There is a Cornell Lyris mailing list (firstname.lastname@example.org
) for CHESS DAQ announcements. For now, this is a closed list, so please submit a ServiceRequest
if you want to join.
All CHESS stations have been connected and (web believe) are saving data to the DAQ.
The new CHESS Cluster serves several filesystems which are available using NFS and Samba from anywhere in CLASSE. Each CHESS station and detector has a 10Gb connection to this central storage.
In addition, the new CHESS Cluster can run high-availability services that automatically migrate between cluster members in the event of a failure. For example, the Maia detector requires a binary logger "blogd" daemon that receives data from the detector and writes to disk (and in turn streams that data to clients). If the clustered service generates and writes data itself, in general there will be an underlying file system bound to that service.
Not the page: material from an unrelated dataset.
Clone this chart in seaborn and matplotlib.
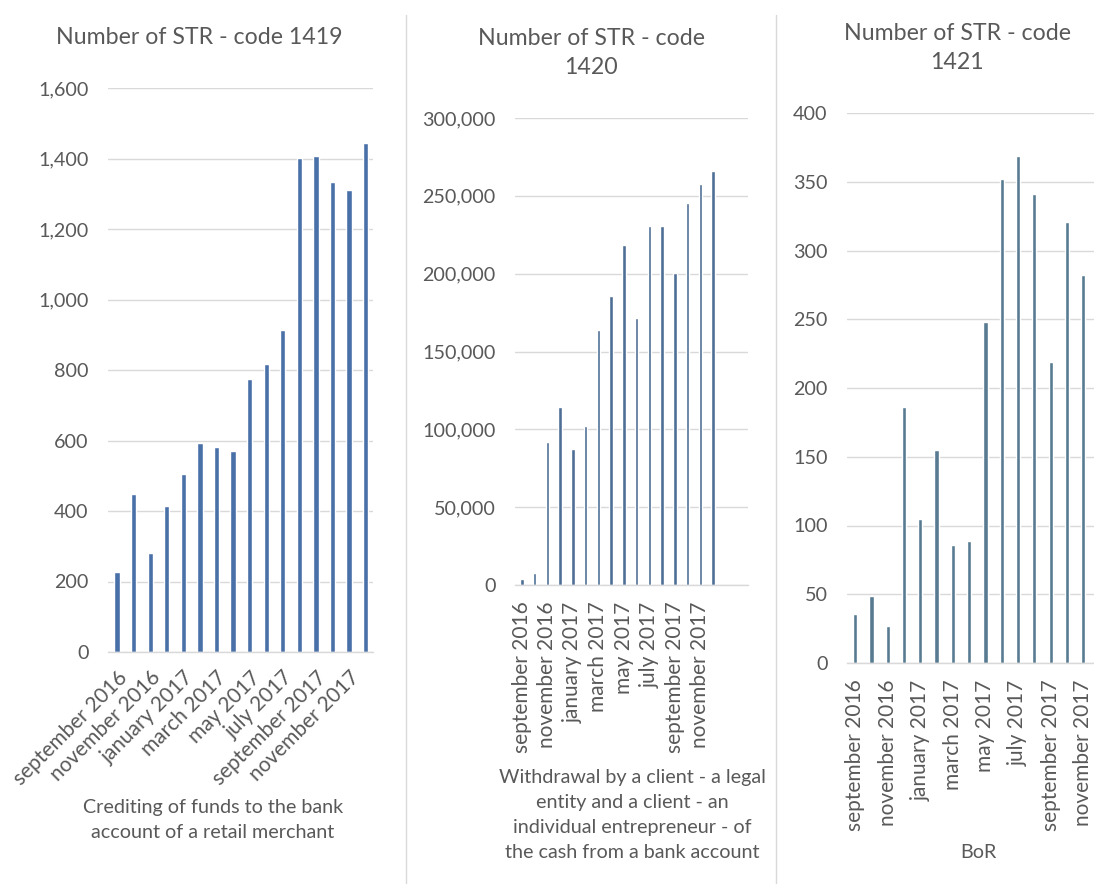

For example, the "blogd" daemon writes to a local file system which is available remotely at /nfs/chess/maia.
The proposed file system sizes use existing in-house infrastructure and storage. File Systems can be expanded or created as needed and funding allows (~$20K/65TB).
All raw CHESS Data will be archived twice per cycle. For details, please see #Raw_Data_Archival_and_Rotation .
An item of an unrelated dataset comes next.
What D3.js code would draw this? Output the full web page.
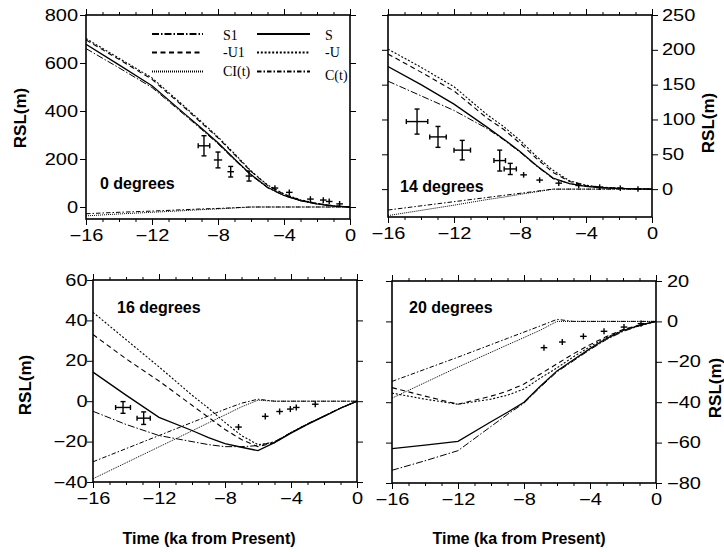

Most raw CHESS data that is written over NFS or Samba will use a single "CURRENT CYCLE" directory / link. As described above, services that run in the cluster may use a separate file system dedicated to that service.
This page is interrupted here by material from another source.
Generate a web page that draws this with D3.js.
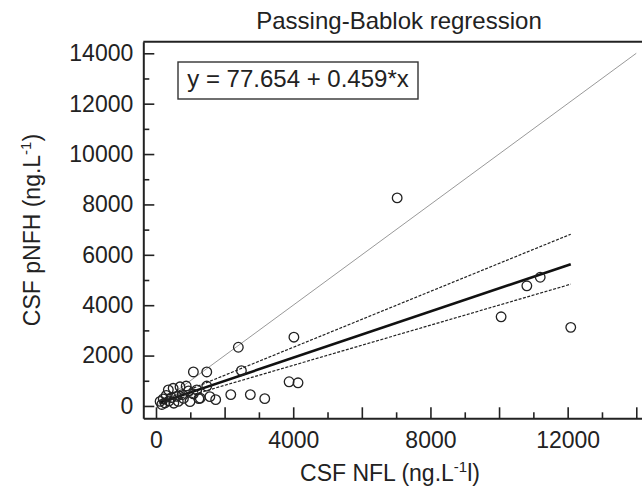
<!DOCTYPE html>
<html lang="en">
<head>
  <meta charset="UTF-8">
  <title>Passing-Bablok regression</title>
  <script src="https://d3js.org/d3.v7.min.js"></script>
  <style>
    body { margin: 0; background: #fff; }
    svg text { font-family: "Liberation Sans", Arial, sans-serif; fill: #222; }
  </style>
</head>
<body>
  <svg width="642" height="487"></svg>

  <script>
    // CSF NFL (x) vs CSF pNFH (y)
    const nfl  = [120, 170, 210, 260, 300, 360, 380, 450, 500, 520, 600, 650, 700, 760, 800, 880,
                  950, 990, 1090, 1090, 1190, 1250, 1290, 1480, 1480, 1570, 1740, 2180, 2400, 2490,
                  2750, 3170, 3880, 4020, 4140, 7030, 10060, 10810, 11200, 12090];
    const pnfh = [180, 60, 280, 120, 420, 640, 200, 330, 700, 110, 380, 180, 760, 450, 300, 790,
                  600, 170, 1350, 480, 640, 290, 310, 1350, 790, 370, 250, 450, 2330, 1400,
                  450, 290, 960, 2730, 920, 8260, 3540, 4770, 5110, 3120];

    // [intercept, slope]
    const fit     = [77.654, 0.459];
    const ciUpper = [108, 0.555];
    const ciLower = [22, 0.398];
    const identity = [0, 14000];

    const xMajor = d3.range(0, 14001, 2000);
    const xMinor = d3.range(1000, 14000, 2000);
    const yMajor = d3.range(0, 14001, 2000);
    const yMinor = d3.range(1000, 14000, 2000);

    const svg = d3.select("svg");
    const mLeft = 143.3, mRight = 650, mTop = 41.7, mBottom = 418.3;

    const x = d3.scaleLinear().domain([-370, 14400]).range([mLeft, mRight]);
    const y = d3.scaleLinear().domain([-490, 14460]).range([mBottom, mTop]);

    svg.append("clipPath").attr("id", "plot")
      .append("rect")
        .attr("x", mLeft).attr("y", mTop)
        .attr("width", mRight - mLeft).attr("height", mBottom - mTop);

    // frame (top border, right side is off the picture)
    svg.append("line")
        .attr("x1", mLeft).attr("x2", mRight)
        .attr("y1", mTop).attr("y2", mTop)
        .attr("stroke", "#222").attr("stroke-width", 2);

    // axes
    svg.append("g")
        .attr("transform", `translate(0,${mBottom})`)
        .call(d3.axisBottom(x).tickValues(xMajor).tickSize(-11).tickSizeOuter(0)
          .tickPadding(13.5).tickFormat(d => d % 4000 === 0 ? d : ""));
    svg.append("g")
        .attr("transform", `translate(0,${mBottom})`)
        .call(d3.axisBottom(x).tickValues(xMinor).tickSize(-6).tickSizeOuter(0).tickFormat(""))
        .call(g => g.select(".domain").remove());

    svg.append("g")
        .attr("transform", `translate(${mLeft},0)`)
        .call(d3.axisLeft(y).tickValues(yMajor).tickSize(-11).tickSizeOuter(0)
          .tickPadding(10).tickFormat(d3.format("d")));
    svg.append("g")
        .attr("transform", `translate(${mLeft},0)`)
        .call(d3.axisLeft(y).tickValues(yMinor).tickSize(-6).tickSizeOuter(0).tickFormat(""))
        .call(g => g.select(".domain").remove());

    svg.selectAll(".tick line").attr("stroke", "#222").attr("stroke-width", 1.6);
    svg.selectAll(".domain").attr("stroke", "#222").attr("stroke-width", 2);
    svg.selectAll(".tick text").attr("font-size", 23).style("font-family", "Liberation Sans, Arial, sans-serif");

    // lines
    const lines = svg.append("g").attr("clip-path", "url(#plot)");
    const line = d3.line().x(d => x(d[0])).y(d => y(d[1]));
    const xMin = d3.min(nfl), xMax = d3.max(nfl);
    const along = p => [[xMin, p[0] + p[1] * xMin], [xMax, p[0] + p[1] * xMax]];

    lines.append("path")
        .attr("d", line(identity.map(v => [v, v])))
        .attr("fill", "none").attr("stroke", "#999").attr("stroke-width", 1);
    [ciUpper, ciLower].forEach(p => {
      lines.append("path")
          .attr("d", line(along(p)))
          .attr("fill", "none").attr("stroke", "#222")
          .attr("stroke-width", 1.2).attr("stroke-dasharray", "3,1.5");
    });
    lines.append("path")
        .attr("d", line(along(fit)))
        .attr("fill", "none").attr("stroke", "#111").attr("stroke-width", 2.6);

    // points
    svg.append("g")
      .selectAll("circle")
      .data(nfl.map((v, i) => [v, pnfh[i]]))
      .enter().append("circle")
        .attr("cx", d => x(d[0]))
        .attr("cy", d => y(d[1]))
        .attr("r", 4.8)
        .attr("fill", "none")
        .attr("stroke", "#222")
        .attr("stroke-width", 1.3);

    // equation box
    svg.append("rect")
        .attr("x", 178).attr("y", 62).attr("width", 240).attr("height", 37)
        .attr("fill", "#fff").attr("stroke", "#333").attr("stroke-width", 1.4);
    svg.append("text")
        .attr("x", 298).attr("y", 87)
        .attr("text-anchor", "middle").attr("font-size", 24)
        .text(`y = ${fit[0]} + ${fit[1]}*x`);

    // title
    svg.append("text")
        .attr("x", 399).attr("y", 28.5)
        .attr("text-anchor", "middle").attr("font-size", 24)
        .text("Passing-Bablok regression");

    // axis labels
    const xl = svg.append("text")
        .attr("x", 390).attr("y", 481)
        .attr("text-anchor", "middle").attr("font-size", 23);
    xl.append("tspan").text("CSF NFL (ng.L");
    xl.append("tspan").attr("dy", -9).attr("font-size", 15).text("-1");
    xl.append("tspan").attr("dy", 9).text("l)");

    const yl = svg.append("text")
        .attr("transform", `translate(40,230) rotate(-90)`)
        .attr("text-anchor", "middle").attr("font-size", 23);
    yl.append("tspan").text("CSF pNFH (ng.L");
    yl.append("tspan").attr("dy", -9).attr("font-size", 15).text("-1");
    yl.append("tspan").attr("dy", 9).text(")");
  </script>
</body>
</html>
The currently available and proposed CHESS file systems include:
Please note that unless "classe.cornell.edu" is in your search path, you will need to use chesssamba.classe.cornell.edu or chessdaq.classe.cornell.edu for access from Windows.
Backend file system organization
- CHESS_DAQ = file system for most recent raw data, organized as CHESS_DAQ/year-cycle#/station/PI-proposal/
- CHESS_DAQ/current is a link to appropriate CHESS_DAQ/year-cycle#
- PREVIOUSDAQ = read-only file system for data from previous cycle, organized as PREVIOUSDAQ/year-cycle#/station/PI-proposal
- CHESS_RAW = Read-only file system and export providing persistent directory structure for clients, and restore point for archived data.
- CHESS_RAW/current is a link to CHESS_DAQ/current
- Current CHESS_RAW/year-cycle# is a link to corresponding CHESS_DAQ/year-cycle#
- Previous CHESS_RAW/year-cycle# is a link to corresponding PREVIOUSDAQ/year-cycle#
- All other CHESS_RAW/year-cycle# directories are restore points for archived data
- CHESS_AUX = auxiliary project data that needs regular backups
- CHESS_AUX/cycles/year-cycle# = auxiliary data that's related to corresponding raw data
- CHESS_USER = user and project data that needs nightly backups
- Detectors and stations that write data mount CHESS_DAQ (or appropriate CHESS_DAQ/current/station).
- All other clients mount and access data from CHESS_RAW.
For more, please see DAQClientConfiguration
Data Archival and Rotation
Throughout each run, we take nightly incremental backups of the DAQ and MAIA filesystems. These incrementlas are stored indefinitely.
At the end of each run:
- DAQ and MAIA backups will be scheduled and announced.
- the filesystems will be made read only
- one full backup of CHESS_DAQ and CHESS_MAIA will be written to tape. This will be moved offsite. The nightly incremental backups remain in the robot and effectively give the first full backup.
Before each run:
- CHESS Data Archival and Rotation will be scheduled and announced
- this will include which directories will be removed from disk. Unless we hear otherwise, we will remove all of the data (not the top-level directories and directory listings) in previousdaq, previousmaia, raw, and rawmaia. Use, for example
tree -L 2 -d /mnt/raw to identify directories to be removed.
- Everything in PREVIOUSDAQ and PREVIOUSMAIA will be deleted from disk.
- A directory listing of everything removed from disk will be created and stored. For example, CHESS_RAW/2013-1/directorylisting-2014-01-01.txt will list everything that was in the 2013-1 cycle before it was deleted on 2014-01-01.
- Everything in CHESS_DAQ will move to PREVIOUSDAQ
- Everything in CHESS_MAIA will move to PREVIOUSMAIA
- The root directory structure will be created in CHESS_DAQ
- Links in CHESS_RAW will be updated to point to any moved files.